The FDA Center for Tobacco Products is about to ask for public comment on flavored e-liquid, and the agency appears to be following the tobacco control party line that maintains that some flavors are geared toward teenagers.
A draft of the agency’s Advanced Notice of Proposed Rulemaking (ANPRM) is working its way toward publication by the FDA in the Federal Register. No one is certain if the language currently in the document will change before the final call for comment is issued.
Evidence shows that flavored tobacco products, especially those that are sweet or are described with terms attractive to kids, appeal to youth and also shows that youth may be more likely to initiate tobacco use with such products. Evidence also shows that the presence of flavors in some non-combustible tobacco products may play a role in helping some tobacco users transition away from combusted tobacco products, which are likely the most harmful currently marketed form of nicotine delivery for an individual user. This ANPRM will seek information on how it might regulate flavors in tobacco products to limit appeal to youth while taking into account the potential role that some flavors may play in helping some users transition away from combusted products. Certain flavors are generally recognized as appealing to youth, such as gummy bear and cotton candy, while others, such as coffee and cinnamon, may not be as obvious. In this notice, FDA would request information on how best to regulate flavors in tobacco products to limit appeal to youth and prevent youth initiation and use of tobacco products.

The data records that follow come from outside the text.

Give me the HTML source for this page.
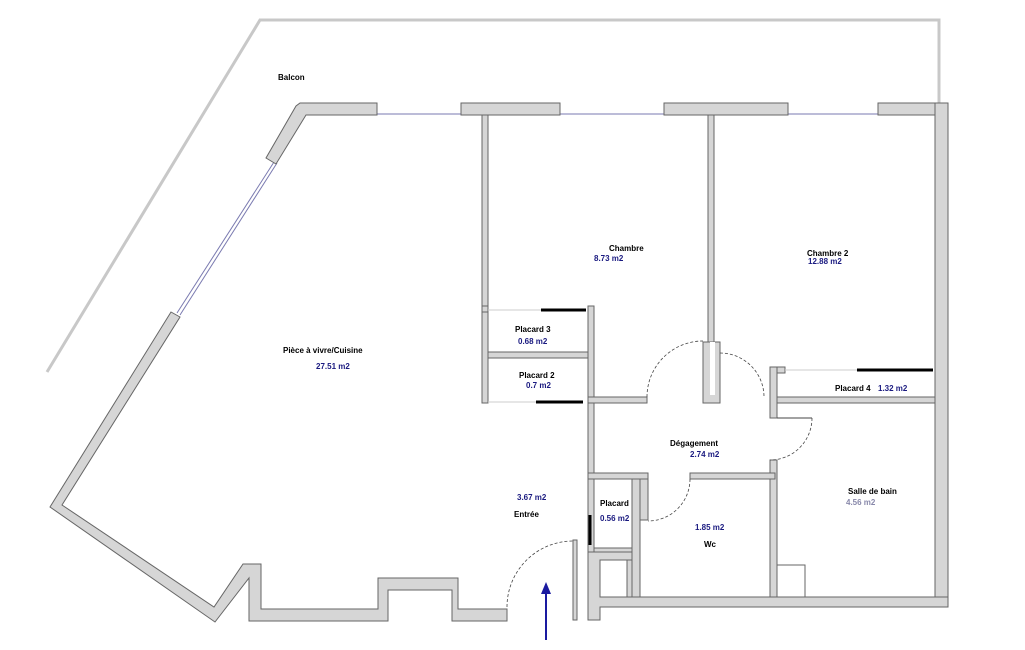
<!DOCTYPE html>
<html><head><meta charset="utf-8"><style>
html,body{margin:0;padding:0;background:#fff;width:1025px;height:650px;overflow:hidden}
svg{display:block}
text{font-family:"Liberation Sans",sans-serif;font-size:8px;font-weight:bold}
.b{fill:#1a1a80}
</style></head><body>
<svg width="1025" height="650" viewBox="0 0 1025 650" xmlns="http://www.w3.org/2000/svg">
<!-- balcony -->
<polyline points="47,372 260,20 939,20 939,103" fill="none" stroke="#c8c8c8" stroke-width="3"/>
<!-- windows -->
<g stroke="#7a7ab0" stroke-width="1">
<line x1="377" y1="114" x2="461" y2="114"/><line x1="560" y1="114" x2="664" y2="114"/><line x1="788" y1="114" x2="878" y2="114"/>
<line x1="274" y1="162" x2="177" y2="313"/><line x1="277" y1="163" x2="180" y2="315"/>
</g>
<g fill="#d6d6d6" stroke="#666" stroke-width="1">
<!-- top wall segments -->
<polygon points="300,103 377,103 377,115 306,115 276,164 266,158 296,106"/>
<rect x="461" y="103" width="99" height="12"/>
<rect x="664" y="103" width="124" height="12"/>
<rect x="878" y="103" width="70" height="12"/>
<rect x="935" y="103" width="13" height="504"/>
<!-- left outer -->
<polygon points="171,312 180,317 62,505 214,607 243,564 261,564 261,609 378,609 378,578 458,578 458,609 507,609 507,621 452,621 452,590 388,590 388,621 249,621 249,578 215,622 50,507"/>
<!-- entry right -->
<rect x="573" y="540" width="4" height="80"/>
<rect x="588" y="552" width="12" height="68"/>
<polygon points="588,552 632,552 632,560 600,560 600,597 948,597 948,607 600,607 600,620 588,620"/>
<polygon points="627,560 640,560 640,597 627,597"/>
<!-- inner walls -->
<rect x="482" y="115" width="6" height="288"/>
<rect x="708" y="115" width="6" height="230"/>
<rect x="703" y="342" width="17" height="61"/>
<rect x="588" y="306" width="6" height="246"/>
<rect x="488" y="352" width="100" height="6"/>
<rect x="588" y="397" width="59" height="6"/>
<rect x="770" y="367" width="7" height="51"/>
<rect x="777" y="397" width="158" height="6"/>
<rect x="770" y="460" width="7" height="137"/>
<rect x="588" y="473" width="60" height="6"/>
<rect x="690" y="473" width="85" height="6"/>
<rect x="632" y="479" width="8" height="118"/>
<rect x="640" y="479" width="8" height="41"/>
<rect x="594" y="548" width="38" height="4"/>
<rect x="777" y="565" width="28" height="32" fill="#fff"/>
<rect x="482" y="306" width="6" height="6"/>
<rect x="777" y="367" width="8" height="6"/>
</g>
<rect x="710" y="342" width="5" height="53" fill="#fff"/>
<!-- closet doors -->
<g stroke="#000" stroke-width="3">
<line x1="541" y1="310" x2="586" y2="310"/>
<line x1="536" y1="402" x2="583" y2="402"/>
<line x1="857" y1="370" x2="933" y2="370"/>
<line x1="590" y1="515" x2="590" y2="545"/>
</g>
<g stroke="#ccc" stroke-width="1">
<line x1="488" y1="310" x2="541" y2="310"/><line x1="488" y1="402" x2="536" y2="402"/><line x1="785" y1="370" x2="857" y2="370"/>
</g>
<!-- door arcs -->
<g fill="none" stroke="#444" stroke-width="0.8" stroke-dasharray="3,2">
<path d="M507,607 A66,66 0 0 1 573,541"/>
<path d="M647,397 A56,56 0 0 1 703,341"/>
<path d="M720,353 A44,44 0 0 1 764,397"/>
<path d="M812,418 A42,42 0 0 1 770,460"/>
<path d="M690,479 A42,42 0 0 1 648,521"/>
</g>
<g stroke="#444" stroke-width="1">
<line x1="777" y1="418" x2="812" y2="418"/>
</g>
<!-- arrow -->
<line x1="546" y1="640" x2="546" y2="592" stroke="#1a1aa0" stroke-width="2"/>
<polygon points="546,582 541,594 551,594" fill="#1a1aa0"/>
<!-- labels -->
<text x="278" y="80">Balcon</text>
<text x="283" y="353">Pièce à vivre/Cuisine</text>
<text x="316" y="369" class="b">27.51 m2</text>
<text x="609" y="251">Chambre</text>
<text x="594" y="261" class="b">8.73 m2</text>
<text x="807" y="256">Chambre 2</text>
<text x="808" y="264" class="b">12.88 m2</text>
<text x="515" y="332">Placard 3</text>
<text x="518" y="344" class="b">0.68 m2</text>
<text x="519" y="378">Placard 2</text>
<text x="526" y="388" class="b">0.7 m2</text>
<text x="670" y="446">Dégagement</text>
<text x="690" y="457" class="b">2.74 m2</text>
<text x="835" y="391">Placard 4</text>
<text x="878" y="391" class="b">1.32 m2</text>
<text x="848" y="494">Salle de bain</text>
<text x="846" y="505" fill="#8888aa">4.56 m2</text>
<text x="517" y="500" class="b">3.67 m2</text>
<text x="514" y="517">Entrée</text>
<text x="600" y="506">Placard</text>
<text x="600" y="521" class="b">0.56 m2</text>
<text x="695" y="530" class="b">1.85 m2</text>
<text x="704" y="547">Wc</text>
</svg>
</body></html>
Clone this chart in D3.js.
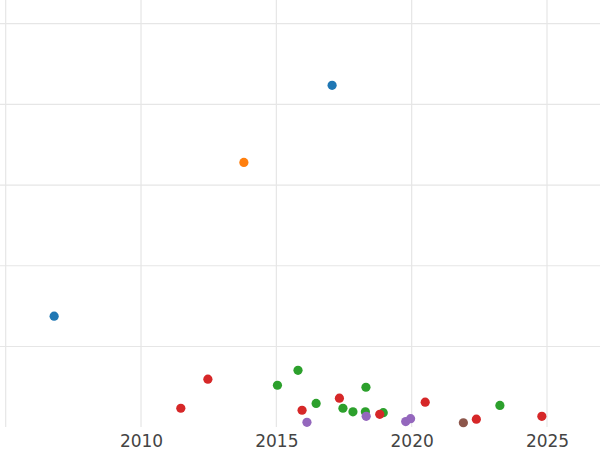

Once the ANPRM is published, there will be a set period during which public comment is solicited. It is crucial that vapers and vape manufacturers and retailers respond in numbers. This is certainly the most important proposed rule that vapers have the knowledge to affect.
How the FDA approaches the issue of flavors may determine whether the independent vaping industry lives or dies. Flavored e-liquid essentially is the vaping industry. And the preliminary version of the wording is clearly slanted toward the assumption that some flavors are “marketed to youth.”
“Certain flavors are generally recognized as appealing to youth, such as gummy bear and cotton candy,” says the document. And the generally accepted talking point for anti-vapers is that some flavors are only used by kids. They apparently believe that it’s a good business strategy to markets and sell adult products illegally to underage customers — which, of course, would be an impossible business plan.
Lots of people in tobacco control believe that. Even many of the ones who accept that vaping can be useful to help smokers quit don’t believe that flavors other than tobacco need to be available to adults. Some of these influential people apparently think that unflavored e-liquid tastes like tobacco.
But there’s no need to allow the assumptions of a few ignorant anti-vaping zealots to carry the day. This is going to be our chance to shape this regulation. Vapers are the experts on vaping. We know the kinds of flavors we like. And the companies that make e-liquid and sell it know what flavors their customers buy. This information needs to flood the FDA rulemaking conversation.
Vaping360 will certainly cover this in more detail when the ANPRM is formally announced — and we’ll ask industry and consumer advocates for advice on what to include in comments. But start thinking now about what you want to tell federal regulators about vaping flavors. Your voice is about to be very, very important to the future of vaping.